For these reasons, the SNP may actually have an interest in seeing a Conservative government in power in the Westminster parliament at the time when they plan to run a second referendum, at least provided they can run their independence referendum before a UK Conservative government sought its own referendum on “Brexit”. On the other hand, though, a 2017 Brexit referendum would give the SNP very little time to set up its shadow central bank, work out its fiscal scenarios, negotiate recognition and begin to sound out the IMF.
Even if the SNP can put all of these arrangements in place, they will not and cannot eliminate all currency risk, and should not seek to appear to promise more currency stability than they can realistically offer. Nonetheless, with a sizeable IMF loan for reserves, a Bank of England transitional support commitment, a credible shadow central bank team and scheme of powers, a set of fiscal contingency plans for market volatility, a timetable for EU accession, the SNP leadership would be able to show voters and businesses in Scotland that they have done all that realistically could be put in place before a vote to reduce and to mitigate the currency risk problem which undermined Mr Salmond's offer in 2014.

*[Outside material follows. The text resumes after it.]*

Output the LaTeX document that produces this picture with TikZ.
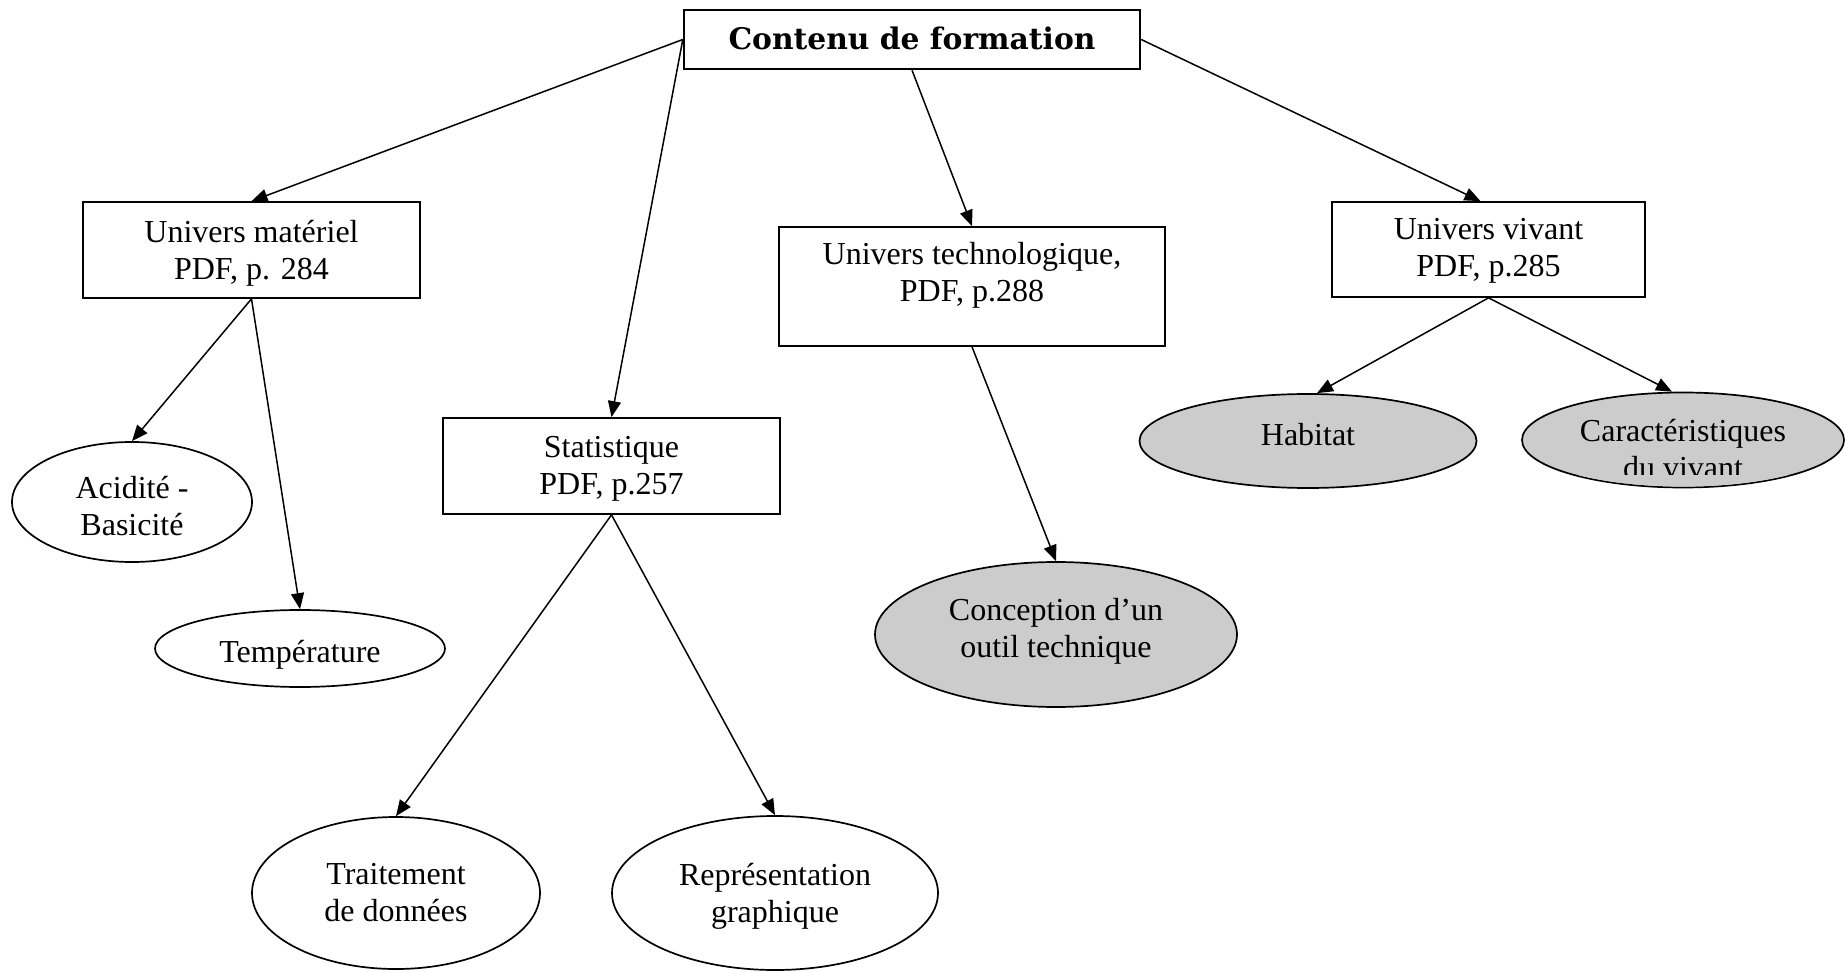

So my expectation is that the SNP will probably use the next few months to build among Scottish voters a climate of disappointment and sense of being reneged upon by Westminster, while privately cultivating better links with the increasingly vocal anti-unionist Conservatives in London. I expect that they will begin some quiet, behind the scenes diplomatic work to sound out leading economists, key figures in the IMF and the newly appointed European Commission. And finally, they will do anything they can to stir disunion among the Westminster parties about the terms of any reform of voting in the House of Commons on laws applying only to England.